• Exercise requirements:
Only the lines from the start up to and including the line containing "import pandas as pd" should be repeated, word for word.

--- begin Data excerpt ---

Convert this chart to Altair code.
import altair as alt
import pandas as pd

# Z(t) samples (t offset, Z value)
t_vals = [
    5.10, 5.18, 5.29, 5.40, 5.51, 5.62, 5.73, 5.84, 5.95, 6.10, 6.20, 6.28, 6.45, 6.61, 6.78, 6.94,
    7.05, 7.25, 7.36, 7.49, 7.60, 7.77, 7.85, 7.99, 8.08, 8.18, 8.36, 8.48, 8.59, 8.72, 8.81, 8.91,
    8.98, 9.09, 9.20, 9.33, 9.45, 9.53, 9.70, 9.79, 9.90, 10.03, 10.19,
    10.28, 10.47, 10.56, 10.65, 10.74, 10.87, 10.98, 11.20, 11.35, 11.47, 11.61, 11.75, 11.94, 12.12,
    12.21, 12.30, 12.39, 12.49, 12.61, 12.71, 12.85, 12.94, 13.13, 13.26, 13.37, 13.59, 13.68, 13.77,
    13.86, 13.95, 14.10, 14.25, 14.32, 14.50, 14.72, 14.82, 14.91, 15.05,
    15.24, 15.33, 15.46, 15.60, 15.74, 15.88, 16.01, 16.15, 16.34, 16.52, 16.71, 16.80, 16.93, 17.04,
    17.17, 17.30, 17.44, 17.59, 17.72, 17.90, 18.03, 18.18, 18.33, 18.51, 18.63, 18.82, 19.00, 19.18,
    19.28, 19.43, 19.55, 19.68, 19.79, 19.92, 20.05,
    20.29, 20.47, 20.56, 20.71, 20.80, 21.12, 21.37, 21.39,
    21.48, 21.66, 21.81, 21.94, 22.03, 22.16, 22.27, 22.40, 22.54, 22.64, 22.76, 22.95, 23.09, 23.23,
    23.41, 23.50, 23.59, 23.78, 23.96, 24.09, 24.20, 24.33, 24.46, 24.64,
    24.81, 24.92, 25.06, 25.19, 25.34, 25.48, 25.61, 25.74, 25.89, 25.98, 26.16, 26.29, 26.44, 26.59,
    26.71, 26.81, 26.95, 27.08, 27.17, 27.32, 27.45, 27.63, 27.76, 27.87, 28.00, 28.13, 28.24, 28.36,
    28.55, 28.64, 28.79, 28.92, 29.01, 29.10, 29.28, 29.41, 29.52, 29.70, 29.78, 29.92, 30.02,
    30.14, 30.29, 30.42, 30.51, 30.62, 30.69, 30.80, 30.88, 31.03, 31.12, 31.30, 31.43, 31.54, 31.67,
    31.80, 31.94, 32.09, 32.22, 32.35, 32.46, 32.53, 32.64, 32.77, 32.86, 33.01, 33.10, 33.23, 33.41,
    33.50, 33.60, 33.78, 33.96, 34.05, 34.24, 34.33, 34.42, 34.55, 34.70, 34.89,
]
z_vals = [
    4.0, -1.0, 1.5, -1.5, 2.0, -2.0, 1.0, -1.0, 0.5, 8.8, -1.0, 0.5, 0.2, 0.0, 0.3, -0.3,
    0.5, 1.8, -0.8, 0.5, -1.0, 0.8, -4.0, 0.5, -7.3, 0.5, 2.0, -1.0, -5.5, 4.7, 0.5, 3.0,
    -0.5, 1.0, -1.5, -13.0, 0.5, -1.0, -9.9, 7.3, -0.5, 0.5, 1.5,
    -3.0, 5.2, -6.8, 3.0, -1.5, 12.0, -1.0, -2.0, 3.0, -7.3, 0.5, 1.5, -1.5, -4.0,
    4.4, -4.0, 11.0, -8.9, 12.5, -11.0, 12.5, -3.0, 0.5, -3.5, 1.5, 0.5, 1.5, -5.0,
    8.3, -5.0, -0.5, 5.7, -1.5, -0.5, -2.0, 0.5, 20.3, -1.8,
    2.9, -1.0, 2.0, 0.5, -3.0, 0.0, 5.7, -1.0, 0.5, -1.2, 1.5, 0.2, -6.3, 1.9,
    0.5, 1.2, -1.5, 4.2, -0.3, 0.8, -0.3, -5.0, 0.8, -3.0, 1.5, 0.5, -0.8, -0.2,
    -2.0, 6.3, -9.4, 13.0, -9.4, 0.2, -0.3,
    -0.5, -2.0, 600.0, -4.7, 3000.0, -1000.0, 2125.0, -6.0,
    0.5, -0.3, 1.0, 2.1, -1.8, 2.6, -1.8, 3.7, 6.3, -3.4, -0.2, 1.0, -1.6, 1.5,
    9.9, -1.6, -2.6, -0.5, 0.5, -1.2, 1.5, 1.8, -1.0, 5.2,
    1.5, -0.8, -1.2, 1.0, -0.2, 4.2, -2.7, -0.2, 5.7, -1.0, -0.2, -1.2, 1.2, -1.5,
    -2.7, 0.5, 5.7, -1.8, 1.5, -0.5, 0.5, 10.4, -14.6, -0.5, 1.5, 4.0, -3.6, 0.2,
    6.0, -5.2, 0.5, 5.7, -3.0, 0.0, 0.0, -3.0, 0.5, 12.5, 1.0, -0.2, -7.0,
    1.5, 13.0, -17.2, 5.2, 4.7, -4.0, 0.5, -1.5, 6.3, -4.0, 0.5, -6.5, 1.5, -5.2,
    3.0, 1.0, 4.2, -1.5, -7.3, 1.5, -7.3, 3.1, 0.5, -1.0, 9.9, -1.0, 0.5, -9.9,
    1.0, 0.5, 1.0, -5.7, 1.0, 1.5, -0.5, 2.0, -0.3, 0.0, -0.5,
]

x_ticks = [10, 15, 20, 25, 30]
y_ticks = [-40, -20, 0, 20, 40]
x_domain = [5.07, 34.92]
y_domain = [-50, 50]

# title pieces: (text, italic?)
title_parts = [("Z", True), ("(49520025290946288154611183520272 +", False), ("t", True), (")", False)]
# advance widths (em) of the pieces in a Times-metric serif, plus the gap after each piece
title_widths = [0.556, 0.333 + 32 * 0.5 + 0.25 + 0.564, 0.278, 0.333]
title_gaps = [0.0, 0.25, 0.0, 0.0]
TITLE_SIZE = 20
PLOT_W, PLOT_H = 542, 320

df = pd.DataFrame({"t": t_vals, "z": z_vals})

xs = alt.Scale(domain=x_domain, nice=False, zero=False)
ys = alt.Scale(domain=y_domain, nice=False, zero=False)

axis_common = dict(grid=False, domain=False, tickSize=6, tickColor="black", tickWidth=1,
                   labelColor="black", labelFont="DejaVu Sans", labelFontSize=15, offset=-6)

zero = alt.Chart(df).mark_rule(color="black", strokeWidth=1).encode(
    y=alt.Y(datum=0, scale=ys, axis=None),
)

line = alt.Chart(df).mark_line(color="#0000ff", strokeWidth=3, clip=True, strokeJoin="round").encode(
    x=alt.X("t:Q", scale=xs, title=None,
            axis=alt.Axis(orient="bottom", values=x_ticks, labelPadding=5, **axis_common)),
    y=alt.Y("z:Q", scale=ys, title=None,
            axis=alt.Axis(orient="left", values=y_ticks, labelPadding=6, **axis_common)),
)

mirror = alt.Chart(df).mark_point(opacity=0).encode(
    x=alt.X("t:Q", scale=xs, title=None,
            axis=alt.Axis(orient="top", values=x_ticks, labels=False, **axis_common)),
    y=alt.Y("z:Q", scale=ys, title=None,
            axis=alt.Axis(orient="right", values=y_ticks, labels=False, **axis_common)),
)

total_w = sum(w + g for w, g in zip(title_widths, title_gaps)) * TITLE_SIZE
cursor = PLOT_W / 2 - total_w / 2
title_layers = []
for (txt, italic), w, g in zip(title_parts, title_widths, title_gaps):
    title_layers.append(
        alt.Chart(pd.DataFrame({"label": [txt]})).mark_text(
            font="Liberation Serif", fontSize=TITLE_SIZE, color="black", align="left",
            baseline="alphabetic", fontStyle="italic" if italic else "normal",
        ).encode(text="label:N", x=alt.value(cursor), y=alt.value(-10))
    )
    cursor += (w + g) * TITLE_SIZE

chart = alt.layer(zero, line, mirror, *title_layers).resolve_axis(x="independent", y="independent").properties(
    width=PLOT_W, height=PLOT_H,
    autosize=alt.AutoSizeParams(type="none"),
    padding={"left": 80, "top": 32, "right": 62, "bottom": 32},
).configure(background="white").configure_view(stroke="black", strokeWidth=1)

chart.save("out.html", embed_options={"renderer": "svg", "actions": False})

--- end Data excerpt ---

• Written solution:
Convert this chart to Altair code.
import altair as alt
import pandas as pd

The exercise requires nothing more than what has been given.